#### Task to complete:
Transcribe the records that follow. Keep every word exactly, and drop the pictures.

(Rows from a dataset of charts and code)
— START —

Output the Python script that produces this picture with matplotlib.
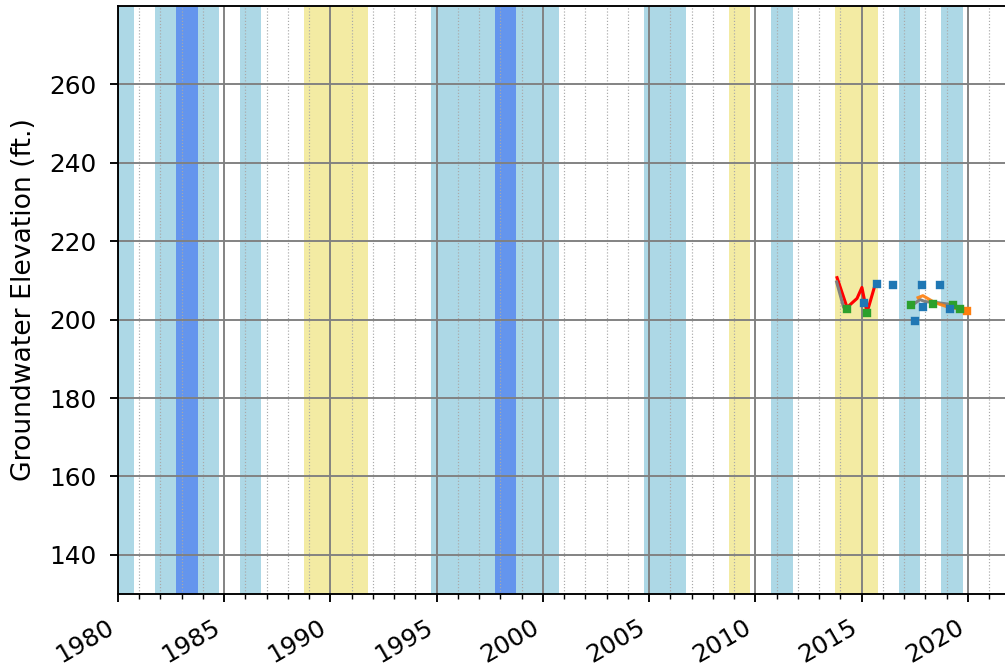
import numpy as np
import matplotlib
matplotlib.use("Agg")
import matplotlib.pyplot as plt

# Water-year classification bands (water year N spans Oct N-1 .. Sep N)
wet_years = [1983, 1998]
above_normal_years = [1980, 1982, 1984, 1986, 1995, 1996, 1997, 1999, 2000,
                      2005, 2006, 2011, 2017, 2019]
dry_years = [1989, 1990, 1991, 2009, 2014, 2015]

# Groundwater elevation series (decimal years, ft.)
red_years = [2013.84, 2014.31, 2014.78, 2015.01, 2015.25, 2015.62]
red_vals = [210.7, 203.1, 205.4, 208.2, 201.8, 208.7]

grey_years = [2013.82, 2014.14, 2015.8, 2017.41, 2017.74, 2017.98, 2018.59, 2019.25, 2020.0]
grey_vals = [209.6, 203.3, np.nan, 203.8, 205.1, 204.6, 204.3, 203.8, 202.0]

orange_years = [2017.65, 2017.88, 2018.45, 2019.01, 2019.95]
orange_vals = [205.6, 206.1, 204.3, 203.3, 202.3]

green_years = [2014.31, 2015.25, 2017.32, 2018.35, 2019.29, 2019.62]
green_vals = [202.6, 201.8, 203.6, 204.1, 203.8, 202.6]

blue_years = [2015.11, 2015.72, 2016.47, 2017.51, 2017.84, 2017.88, 2018.68, 2019.15]
blue_vals = [204.3, 209.2, 208.9, 199.7, 208.9, 203.1, 208.9, 202.6]

y_ticks = [140, 160, 180, 200, 220, 240, 260]
x_major = [1980, 1985, 1990, 1995, 2000, 2005, 2010, 2015, 2020]

DPI = 170
fig = plt.figure(figsize=(1005 / DPI, 667 / DPI), dpi=DPI)
ax = fig.add_axes([118 / 1005, 1 - 594 / 667, 0.888, (594 - 6) / 667])

for wy in above_normal_years:
    ax.axvspan(wy - 0.25, wy + 0.75, color="lightblue", lw=0, zorder=0.5)
for wy in wet_years:
    ax.axvspan(wy - 0.25, wy + 0.75, color="cornflowerblue", lw=0, zorder=0.5)
for wy in dry_years:
    ax.axvspan(wy - 0.25, wy + 0.75, color="khaki", alpha=0.8, lw=0, zorder=0.5)

ax.plot(red_years, red_vals, color="red", lw=1.3, zorder=3)
ax.plot(grey_years, grey_vals, color="grey", lw=1.3, zorder=3)
ax.plot(orange_years, orange_vals, color="tab:orange", lw=1.3, alpha=0.9, zorder=3)
ax.plot(orange_years[-1:], orange_vals[-1:], color="tab:orange", ls="none",
        marker="s", ms=2.5, zorder=3)
ax.plot(green_years, green_vals, color="tab:green", ls="none", marker="s", ms=2.5, zorder=4)
ax.plot(blue_years, blue_vals, color="tab:blue", ls="none", marker="s", ms=2.5, zorder=4)

ax.set_xlim(1980, 2022)
ax.set_ylim(130, 280)
ax.set_yticks(y_ticks)
ax.set_xticks(x_major)
ax.set_xticklabels([str(y) for y in x_major], rotation=30, ha="right")
ax.set_xticks(np.arange(1980, 2023, 1), minor=True)
ax.tick_params(which="major", labelsize=10.5, pad=5.5)

ax.grid(which="major", color="grey", lw=0.8, zorder=1.5)
ax.grid(which="minor", axis="x", color="darkgrey", lw=0.5, ls=":")
ax.set_ylabel("Groundwater Elevation (ft.)", fontsize=11.3, labelpad=5.5)

fig.savefig("out.png", dpi=DPI)
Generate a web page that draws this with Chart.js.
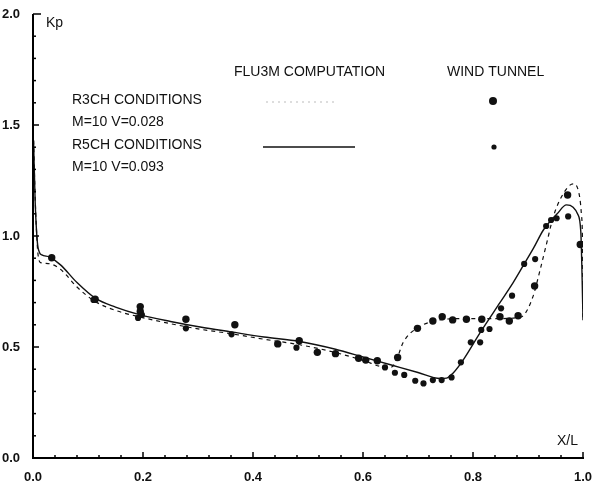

— END —

#### Final answer:
Output the Python script that produces this picture with matplotlib.
import numpy as np
import matplotlib
matplotlib.use("Agg")
import matplotlib.pyplot as plt

# Water-year classification bands (water year N spans Oct N-1 .. Sep N)
wet_years = [1983, 1998]
above_normal_years = [1980, 1982, 1984, 1986, 1995, 1996, 1997, 1999, 2000,
                      2005, 2006, 2011, 2017, 2019]
dry_years = [1989, 1990, 1991, 2009, 2014, 2015]

# Groundwater elevation series (decimal years, ft.)
red_years = [2013.84, 2014.31, 2014.78, 2015.01, 2015.25, 2015.62]
red_vals = [210.7, 203.1, 205.4, 208.2, 201.8, 208.7]

grey_years = [2013.82, 2014.14, 2015.8, 2017.41, 2017.74, 2017.98, 2018.59, 2019.25, 2020.0]
grey_vals = [209.6, 203.3, np.nan, 203.8, 205.1, 204.6, 204.3, 203.8, 202.0]

orange_years = [2017.65, 2017.88, 2018.45, 2019.01, 2019.95]
orange_vals = [205.6, 206.1, 204.3, 203.3, 202.3]

green_years = [2014.31, 2015.25, 2017.32, 2018.35, 2019.29, 2019.62]
green_vals = [202.6, 201.8, 203.6, 204.1, 203.8, 202.6]

blue_years = [2015.11, 2015.72, 2016.47, 2017.51, 2017.84, 2017.88, 2018.68, 2019.15]
blue_vals = [204.3, 209.2, 208.9, 199.7, 208.9, 203.1, 208.9, 202.6]

y_ticks = [140, 160, 180, 200, 220, 240, 260]
x_major = [1980, 1985, 1990, 1995, 2000, 2005, 2010, 2015, 2020]

DPI = 170
fig = plt.figure(figsize=(1005 / DPI, 667 / DPI), dpi=DPI)
ax = fig.add_axes([118 / 1005, 1 - 594 / 667, 0.888, (594 - 6) / 667])

for wy in above_normal_years:
    ax.axvspan(wy - 0.25, wy + 0.75, color="lightblue", lw=0, zorder=0.5)
for wy in wet_years:
    ax.axvspan(wy - 0.25, wy + 0.75, color="cornflowerblue", lw=0, zorder=0.5)
for wy in dry_years:
    ax.axvspan(wy - 0.25, wy + 0.75, color="khaki", alpha=0.8, lw=0, zorder=0.5)

ax.plot(red_years, red_vals, color="red", lw=1.3, zorder=3)
ax.plot(grey_years, grey_vals, color="grey", lw=1.3, zorder=3)
ax.plot(orange_years, orange_vals, color="tab:orange", lw=1.3, alpha=0.9, zorder=3)
ax.plot(orange_years[-1:], orange_vals[-1:], color="tab:orange", ls="none",
        marker="s", ms=2.5, zorder=3)
ax.plot(green_years, green_vals, color="tab:green", ls="none", marker="s", ms=2.5, zorder=4)
ax.plot(blue_years, blue_vals, color="tab:blue", ls="none", marker="s", ms=2.5, zorder=4)

ax.set_xlim(1980, 2022)
ax.set_ylim(130, 280)
ax.set_yticks(y_ticks)
ax.set_xticks(x_major)
ax.set_xticklabels([str(y) for y in x_major], rotation=30, ha="right")
ax.set_xticks(np.arange(1980, 2023, 1), minor=True)
ax.tick_params(which="major", labelsize=10.5, pad=5.5)

ax.grid(which="major", color="grey", lw=0.8, zorder=1.5)
ax.grid(which="minor", axis="x", color="darkgrey", lw=0.5, ls=":")
ax.set_ylabel("Groundwater Elevation (ft.)", fontsize=11.3, labelpad=5.5)

fig.savefig("out.png", dpi=DPI)
Generate a web page that draws this with Chart.js.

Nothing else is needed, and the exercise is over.